Hey, thanks. Hey, all. I'm just kinda curious, and you know, as you start looking into 2023, there's a lot of obviously concerns about Permian gas takeaway, and I know your production in the Permian typically is a little bit more oily. You know, can you remind us of how you're positioned there if you've got you know, firm takeaway that's gonna be ample and not seeing any of these issues. You know, also in the Eagle Ford, given the you know, I guess larger kind of gas component there. Can you just remind us of what the gas takeaway capacity for you guys is in the Eagle Ford and you know, how you guys price that. Are you
You know, are you seeing some pretty good, you know, differentials to be able to get into the, you know, LNG corridor or other places?
Okay. Yeah. Thanks, Scott. Let's go on the Permian gas takeaway. Kind of the perception last quarter was that we'd see quite a bit of tightness in the takeaway in fourth quarter of 2023. Since that time, Kinder has gone out there and said they'd be able to do compression expansions, and those would be online by fourth quarter of 2023. That really pushes things out where you wouldn't be oversupplied until the back half of 2024. We're not really changing our plans at all for any of this because on the volume risk side, most of our purchasers hold firm capacity or they're selling into firm markets, so we don't expect any production curtailments there. That's on the volume risk side.
On the price risk side, if things do start getting tight, we've put basis hedges in place. You'll see in our appendix, we've got basis hedges in place through 25. That mitigates the risk on pricing if there is a Waha flow out of some sort. Overall, you know, it's gonna depend on supply and demand out of the Permian if people really crank up production when that shortfall might occur. It's encouraging to see the midstreamers stepping up and making sure that we can deliver the gas, which allows the oil to flow. That's the Permian.
On the Eagle Ford, you're probably aware that there was a lot of gas production out of the Eagle Ford, you know, mid-decade, so 2014, 2015, so there's a lot of spare takeaway capacity. What we see and have baked in for July 2023 and beyond is some of our old legacy contracts that were at higher takeaway costs, well, basic costs, they'll drop by about $0.35 per Mcf, and there's plenty of capacity. As to the LNG uplift, you know, we're really just gonna be going with the market. If LNG pulls up Houston Ship Channel or Tennessee Zone 0 or Hub, we would see it brought in that way. We wouldn't see it directly where we could access an international arb on the LNG side.
Okay. Back to the Permian, can you know, tell us on the purchasers that take away your gas there? You said they have firm capacity. You know, can you say where that capacity is on there? Is there like, you know, ample room on those lines right now, or is that? You know, do you have? You know, as you look at your projections, I guess, through 2024, I mean, do you have that, you know, pretty much locked in?

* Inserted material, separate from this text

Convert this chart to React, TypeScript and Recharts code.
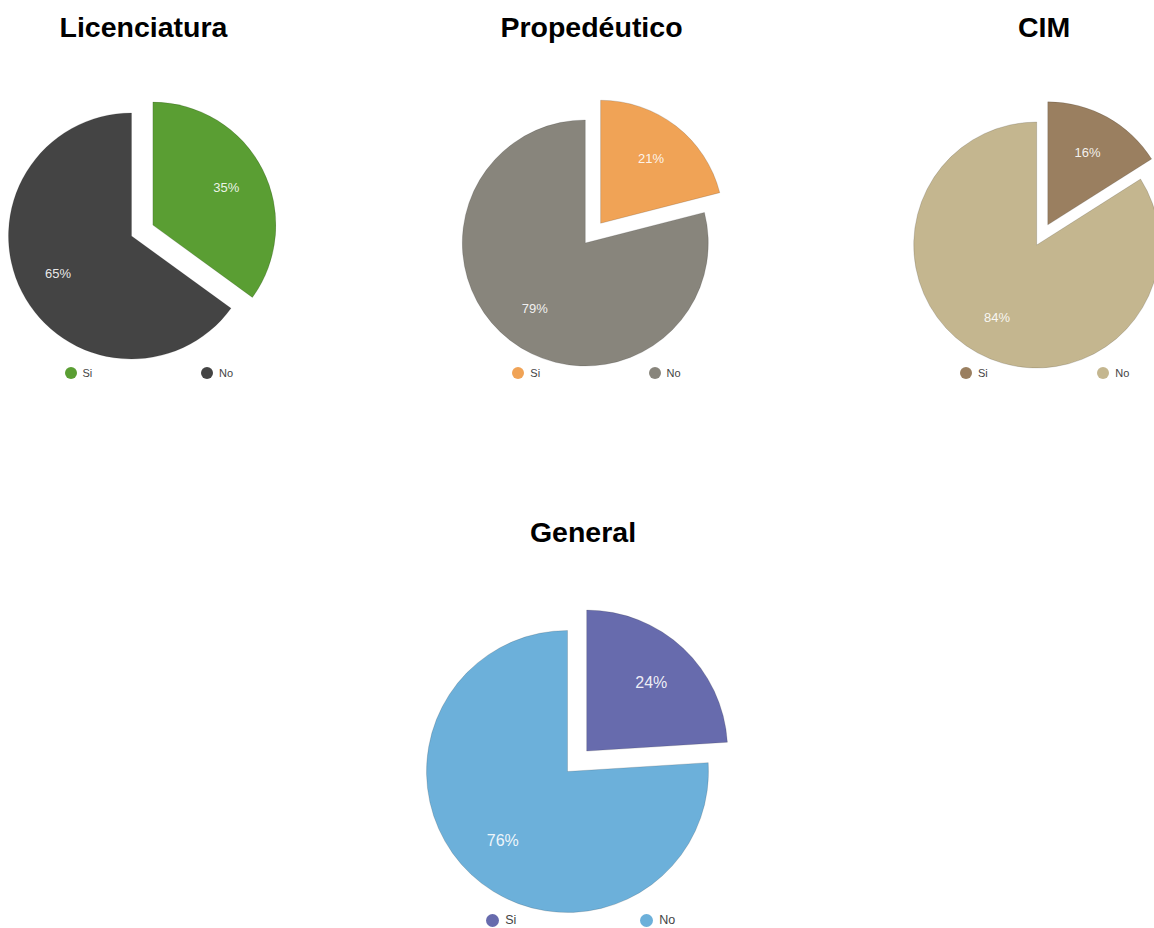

What we do is we sell to the purchaser at the wellhead. To the purchaser, we only will sell to parties who represent that they have firm capacity on a line or are selling into a firm market, like a local market. That's how we mitigate the volume risk. We won't sell to somebody who doesn't have any capacity at all. Because they have that capacity, let's say they have 20% of one of the pipelines and 15% of another line capacity, that's where our Mcf will flow.
Got it. Okay. My follow-up question is, you know, I think this quarter, you guys didn't book a valuation allowance on taxes. Can you remind us of your positioning on, you know, cash taxes, and you know, at this commodity price strip, you know, when that could occur?
Hey, Scott, it's Wade. Good question. I would assume that if, you know, if things stayed the way they are currently with the strip and our kind of steady activity profile, that we would probably begin paying some cash taxes later this year in the kind of $10 million to mid-teens million area. Not significant, obviously. You know, on a go-forward basis, and this is very, you know, very round forecasting, but I see something for us that getting up to kind of peaking in an area of $100 million-$150 million a year. That, again, assumes a kind of a strip type price. Obviously that assumes a significant amount of free cash flow offsetting that.
That's kind of where things could be headed, assuming there's no big changes.
Yeah. Just out of curiosity, what does that like $100 milllion-$150 million in paly on a effective cash tax rate on pre-tax income?
Yeah. It's certainly well south of the statutory rate, you know, the 20% area. It's well south of that. Yeah.
Are we talking like 10%, 15%, somewhere in there or around 10%?
Yeah. Very, very round numbers. You know, probably somewhere in the half of the statutory tax rate area, but that's very round numbers. But that's simply because of the assumption that we, you know, continue with a steady capital program, all of the tax rules stay the way they are, IDCs, et cetera. That, you know, as long as those things are in place, that's what's gonna happen with respect to our rate, effective rate, if you will.
Got it. Okay. That makes sense. Appreciate it.
Yeah.
Again, to ask a question, please press star one on your telephone keypad. That is star one to ask a question. There are no further questions at this time. I would now like to turn the conference back to Herb Vogel for closing remarks.
All right. Well, thank you all for your interest in SM Energy. Since I've got the time, I just thought if you're asking why invest in SM Energy now, just consider these key attributes. First, we're producing top-tier low break even assets in two great basins, number 1 and number 4 in the country. We're able to generate significant free cash flow. We're rapidly paying off debt and really moving EV to equity. We're definitely a premier operator pushing technical advancements to add value, and we're enjoying an intrinsic increase in NAV or EV from confirmation of the Austin Chalk. Thanks again for your interest.
Ladies and gentlemen, this concludes today's conference call. Thank you for your participation. You may now disconnect.